I jumped back when I heard a noise, the scratch of a chair leg against the floor. Nervously, I went to see who was out there.
It was Michael. I was surprised to see him still home, as he was almost always out of the house by seven. He was sitting at
the small pine table in the breakfast nook.
“You almost gave me a heart attack,” I said, making what I thought was a pretty decent joke.
Michael didn’t laugh. He patted the chair next to him at the table.
Then, with the calmness and self-reverence I was used to from him, he told me the three main reasons why he was leaving me:
he said he couldn’t talk or relate to me the way he could with his male friends; he didn’t think that I could have a baby
now, because of my heart attack; he had fallen for someone else already.
I ran out of the kitchen, and then out of the house. That morning the pain I felt was even worse than the heart attack. Nothing
was right with my life; I had gotten it all wrong so far.
Everything!!!
I did love being a doctor, but I was trying to do it in a large, somewhat bureaucratic, big-city hospital, which just wasn’t
right for me.
I was working so hard—because there was nothing else of value in my life. I earned about $120,000 a year, but I was spending
it on dinners in town, getaway weekends, clothes that I didn’t need or even like that much.
I had wanted children all my life, yet here I was without a significant other, without a child, without a plan, and no prospects
to change any of it.
Here’s what I did, little boy.
I began to
live
the lesson of the five balls.
I left my job at Mass. General. I left Boston. I left my murderous schedule and commitments be- hind. I moved to the one place
in the world where I had always been happy. I went there, truly, to mend a broken heart.
I was turning endlessly around and around like a hamster on a wheel in a tiny cage. My life was stretched to the limit, and
something was bound to give. Unfortunately, it had been my heart.

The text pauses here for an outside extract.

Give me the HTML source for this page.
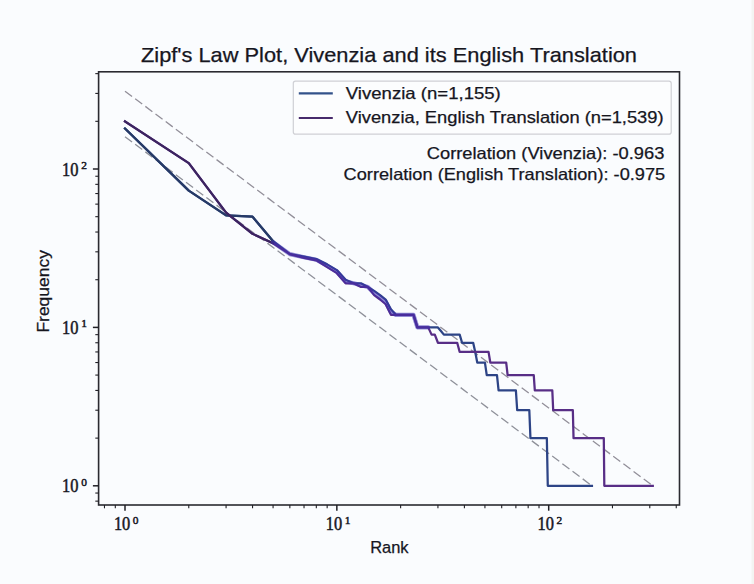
<!DOCTYPE html>
<html><head><meta charset="utf-8"><style>
html,body{margin:0;padding:0;background:#fafcfe;}
svg{display:block;}
text{font-family:"Liberation Sans",sans-serif;fill:#16161e;stroke:#16161e;stroke-width:0.25px;}
text.s{font-family:"Liberation Serif",serif;stroke-width:0.5px;}
</style></head><body>
<svg width="754" height="584" viewBox="0 0 754 584">
<rect x="0" y="0" width="754" height="584" fill="#fafcfe"/>
<rect x="751.5" y="0" width="2.5" height="584" fill="#f3f4f2"/>
<line x1="125.00" y1="136.67" x2="591.94" y2="485.80" stroke="#8f919a" stroke-width="1.3" stroke-dasharray="8.8,3.9"/>
<line x1="125.00" y1="91.17" x2="652.79" y2="485.80" stroke="#928f99" stroke-width="1.3" stroke-dasharray="8.8,3.9"/>
<path d="M125.00,128.56 L188.77,190.65 L226.08,215.32 L252.55,216.68 L273.08,241.22 L289.85,254.16 L304.03,256.57 L316.32,259.07 L327.16,264.37 L336.85,270.10 L345.62,279.72 L353.62,283.25 L360.99,283.25 L367.81,286.96 L374.15,290.90 L380.09,295.07 L385.67,299.51 L390.93,309.35 L395.90,314.86 L413.48,314.86 L417.40,327.40 L437.93,327.40 L440.94,330.93 L443.87,334.65 L459.68,334.65 L462.07,342.75 L473.17,342.75 L475.23,351.94 L477.26,362.54 L484.93,362.54 L486.75,375.08 L496.98,375.08 L498.58,390.43 L515.88,390.43 L517.19,410.22 L529.31,410.22 L530.44,438.12 L546.84,438.12 L547.78,485.80 L591.94,485.80" fill="none" stroke="#2d4486" stroke-width="2.25" stroke-linejoin="round" stroke-linecap="square"/>
<path d="M125.00,121.32 L188.77,163.07 L226.08,212.67 L252.55,233.78 L273.08,243.21 L289.85,254.16 L304.03,257.81 L316.32,260.36 L327.16,267.17 L336.85,273.16 L345.62,283.25 L353.62,283.25 L360.99,286.96 L367.81,286.96 L374.15,295.07 L380.09,299.51 L385.67,304.25 L390.93,314.86 L413.48,314.86 L417.40,327.40 L428.23,327.40 L431.58,334.65 L434.81,334.65 L437.93,342.75 L457.22,342.75 L459.68,351.94 L488.54,351.94 L490.29,362.54 L506.19,362.54 L507.64,375.08 L533.75,375.08 L534.82,390.43 L552.31,390.43 L553.19,410.22 L572.84,410.22 L573.54,438.12 L603.80,438.12 L604.30,485.80 L652.79,485.80" fill="none" stroke="#582e86" stroke-width="2.25" stroke-linejoin="round" stroke-linecap="square"/>
<path d="M125.00,128.56 L188.77,190.65 L226.08,215.32 L252.55,216.68 L273.08,241.22" fill="none" stroke="#263a66" stroke-width="2.25" stroke-linejoin="round" stroke-linecap="square"/>
<path d="M125.00,121.32 L188.77,163.07 L226.08,212.67 L252.55,233.78 L273.08,243.21" fill="none" stroke="#3c2460" stroke-width="2.25" stroke-linejoin="round" stroke-linecap="square"/>
<path d="M273.08,242.22 L289.85,254.16 L304.03,257.19 L316.32,259.71 L327.16,265.77 L336.85,271.63 L345.62,281.48 L353.62,283.25 L360.99,285.11 L367.81,286.96 L374.15,292.98 L380.09,297.29 L385.67,301.88 L390.93,312.10 L395.90,314.86 L400.62,314.86 L405.11,314.86 L409.39,314.86 L413.48,314.86 L417.40,327.40 L421.15,327.40 L424.76,327.40 L428.23,327.40" fill="none" stroke="#3e2eb0" stroke-width="4.2" stroke-opacity="0.55" stroke-linejoin="round" stroke-linecap="round"/>
<rect x="98.6" y="71.8" width="580.9" height="433.2" fill="none" stroke="#2a2a30" stroke-width="1.6"/>
<line x1="104.47" y1="505.0" x2="104.47" y2="508.3" stroke="#202026" stroke-width="1.1"/>
<line x1="98.6" y1="501.15" x2="95.3" y2="501.15" stroke="#202026" stroke-width="1.1"/>
<line x1="115.31" y1="505.0" x2="115.31" y2="508.3" stroke="#202026" stroke-width="1.1"/>
<line x1="98.6" y1="493.05" x2="95.3" y2="493.05" stroke="#202026" stroke-width="1.1"/>
<line x1="188.77" y1="505.0" x2="188.77" y2="508.3" stroke="#202026" stroke-width="1.1"/>
<line x1="98.6" y1="438.12" x2="95.3" y2="438.12" stroke="#202026" stroke-width="1.1"/>
<line x1="226.08" y1="505.0" x2="226.08" y2="508.3" stroke="#202026" stroke-width="1.1"/>
<line x1="98.6" y1="410.22" x2="95.3" y2="410.22" stroke="#202026" stroke-width="1.1"/>
<line x1="252.55" y1="505.0" x2="252.55" y2="508.3" stroke="#202026" stroke-width="1.1"/>
<line x1="98.6" y1="390.43" x2="95.3" y2="390.43" stroke="#202026" stroke-width="1.1"/>
<line x1="273.08" y1="505.0" x2="273.08" y2="508.3" stroke="#202026" stroke-width="1.1"/>
<line x1="98.6" y1="375.08" x2="95.3" y2="375.08" stroke="#202026" stroke-width="1.1"/>
<line x1="289.85" y1="505.0" x2="289.85" y2="508.3" stroke="#202026" stroke-width="1.1"/>
<line x1="98.6" y1="362.54" x2="95.3" y2="362.54" stroke="#202026" stroke-width="1.1"/>
<line x1="304.03" y1="505.0" x2="304.03" y2="508.3" stroke="#202026" stroke-width="1.1"/>
<line x1="98.6" y1="351.94" x2="95.3" y2="351.94" stroke="#202026" stroke-width="1.1"/>
<line x1="316.32" y1="505.0" x2="316.32" y2="508.3" stroke="#202026" stroke-width="1.1"/>
<line x1="98.6" y1="342.75" x2="95.3" y2="342.75" stroke="#202026" stroke-width="1.1"/>
<line x1="327.16" y1="505.0" x2="327.16" y2="508.3" stroke="#202026" stroke-width="1.1"/>
<line x1="98.6" y1="334.65" x2="95.3" y2="334.65" stroke="#202026" stroke-width="1.1"/>
<line x1="400.62" y1="505.0" x2="400.62" y2="508.3" stroke="#202026" stroke-width="1.1"/>
<line x1="98.6" y1="279.72" x2="95.3" y2="279.72" stroke="#202026" stroke-width="1.1"/>
<line x1="437.93" y1="505.0" x2="437.93" y2="508.3" stroke="#202026" stroke-width="1.1"/>
<line x1="98.6" y1="251.82" x2="95.3" y2="251.82" stroke="#202026" stroke-width="1.1"/>
<line x1="464.40" y1="505.0" x2="464.40" y2="508.3" stroke="#202026" stroke-width="1.1"/>
<line x1="98.6" y1="232.03" x2="95.3" y2="232.03" stroke="#202026" stroke-width="1.1"/>
<line x1="484.93" y1="505.0" x2="484.93" y2="508.3" stroke="#202026" stroke-width="1.1"/>
<line x1="98.6" y1="216.68" x2="95.3" y2="216.68" stroke="#202026" stroke-width="1.1"/>
<line x1="501.70" y1="505.0" x2="501.70" y2="508.3" stroke="#202026" stroke-width="1.1"/>
<line x1="98.6" y1="204.14" x2="95.3" y2="204.14" stroke="#202026" stroke-width="1.1"/>
<line x1="515.88" y1="505.0" x2="515.88" y2="508.3" stroke="#202026" stroke-width="1.1"/>
<line x1="98.6" y1="193.54" x2="95.3" y2="193.54" stroke="#202026" stroke-width="1.1"/>
<line x1="528.17" y1="505.0" x2="528.17" y2="508.3" stroke="#202026" stroke-width="1.1"/>
<line x1="98.6" y1="184.35" x2="95.3" y2="184.35" stroke="#202026" stroke-width="1.1"/>
<line x1="539.01" y1="505.0" x2="539.01" y2="508.3" stroke="#202026" stroke-width="1.1"/>
<line x1="98.6" y1="176.25" x2="95.3" y2="176.25" stroke="#202026" stroke-width="1.1"/>
<line x1="612.47" y1="505.0" x2="612.47" y2="508.3" stroke="#202026" stroke-width="1.1"/>
<line x1="98.6" y1="121.32" x2="95.3" y2="121.32" stroke="#202026" stroke-width="1.1"/>
<line x1="649.78" y1="505.0" x2="649.78" y2="508.3" stroke="#202026" stroke-width="1.1"/>
<line x1="98.6" y1="93.42" x2="95.3" y2="93.42" stroke="#202026" stroke-width="1.1"/>
<line x1="676.25" y1="505.0" x2="676.25" y2="508.3" stroke="#202026" stroke-width="1.1"/>
<line x1="98.6" y1="73.63" x2="95.3" y2="73.63" stroke="#202026" stroke-width="1.1"/>
<line x1="125.00" y1="505.0" x2="125.00" y2="510.7" stroke="#202026" stroke-width="1.5"/>
<line x1="98.6" y1="485.80" x2="92.89999999999999" y2="485.80" stroke="#202026" stroke-width="1.5"/>
<line x1="336.85" y1="505.0" x2="336.85" y2="510.7" stroke="#202026" stroke-width="1.5"/>
<line x1="98.6" y1="327.40" x2="92.89999999999999" y2="327.40" stroke="#202026" stroke-width="1.5"/>
<line x1="548.70" y1="505.0" x2="548.70" y2="510.7" stroke="#202026" stroke-width="1.5"/>
<line x1="98.6" y1="169.00" x2="92.89999999999999" y2="169.00" stroke="#202026" stroke-width="1.5"/>
<rect x="293.3" y="81.1" width="377.9" height="53.0" rx="2.2" ry="2.2" fill="#fcfdfe" stroke="#cfd0d5" stroke-width="1.2"/>
<line x1="298.8" y1="93.4" x2="332.8" y2="93.4" stroke="#33528a" stroke-width="2.1" stroke-linecap="butt"/>
<line x1="298.8" y1="118.0" x2="332.8" y2="118.0" stroke="#472a6c" stroke-width="2.1" stroke-linecap="butt"/>
<text x="141.0" y="61.9" font-size="20.2" text-anchor="start" textLength="496" lengthAdjust="spacingAndGlyphs">Zipf's Law Plot, Vivenzia and its English Translation</text>
<text class="s" x="113.90" y="530.4" font-size="18.2" textLength="16.4" lengthAdjust="spacingAndGlyphs">10</text>
<text class="s" x="132.80" y="523.8" font-size="11.4">0</text>
<text class="s" x="62.0" y="492.30" font-size="18.2" textLength="16.4" lengthAdjust="spacingAndGlyphs">10</text>
<text class="s" x="81.2" y="485.70" font-size="11.4">0</text>
<text class="s" x="325.75" y="530.4" font-size="18.2" textLength="16.4" lengthAdjust="spacingAndGlyphs">10</text>
<text class="s" x="344.65" y="523.8" font-size="11.4">1</text>
<text class="s" x="62.0" y="333.90" font-size="18.2" textLength="16.4" lengthAdjust="spacingAndGlyphs">10</text>
<text class="s" x="81.2" y="327.30" font-size="11.4">1</text>
<text class="s" x="537.60" y="530.4" font-size="18.2" textLength="16.4" lengthAdjust="spacingAndGlyphs">10</text>
<text class="s" x="556.50" y="523.8" font-size="11.4">2</text>
<text class="s" x="62.0" y="175.50" font-size="18.2" textLength="16.4" lengthAdjust="spacingAndGlyphs">10</text>
<text class="s" x="81.2" y="168.90" font-size="11.4">2</text>
<text x="370.2" y="553.1" font-size="16.3" text-anchor="start" textLength="38.4" lengthAdjust="spacingAndGlyphs">Rank</text>
<text x="0" y="0" font-size="16.3" transform="translate(49.4,332.6) rotate(-90)" textLength="82.5" lengthAdjust="spacingAndGlyphs">Frequency</text>
<text x="345.8" y="99.2" font-size="16.5" text-anchor="start" textLength="155" lengthAdjust="spacingAndGlyphs">Vivenzia (n=1,155)</text>
<text x="345.8" y="123.4" font-size="16.5" text-anchor="start" textLength="317.8" lengthAdjust="spacingAndGlyphs">Vivenzia, English Translation (n=1,539)</text>
<text x="426.8" y="159.0" font-size="16.5" text-anchor="start" textLength="237.6" lengthAdjust="spacingAndGlyphs">Correlation (Vivenzia): -0.963</text>
<text x="343.6" y="179.6" font-size="16.5" text-anchor="start" textLength="321.6" lengthAdjust="spacingAndGlyphs">Correlation (English Translation): -0.975</text>
</svg>
</body></html>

This wasn’t a small change, Nicky; I had decided to change everything.
Nicky,
I arrived on the island of Martha’s Vineyard like an awkward tourist, lugging the baggage of my past, not knowing what to
do with it yet. I would spend the first couple of months filling cupboards with wholesome, farm-fresh foods, throwing out
old magazines that had followed me to my new home, and I would also settle into a new job.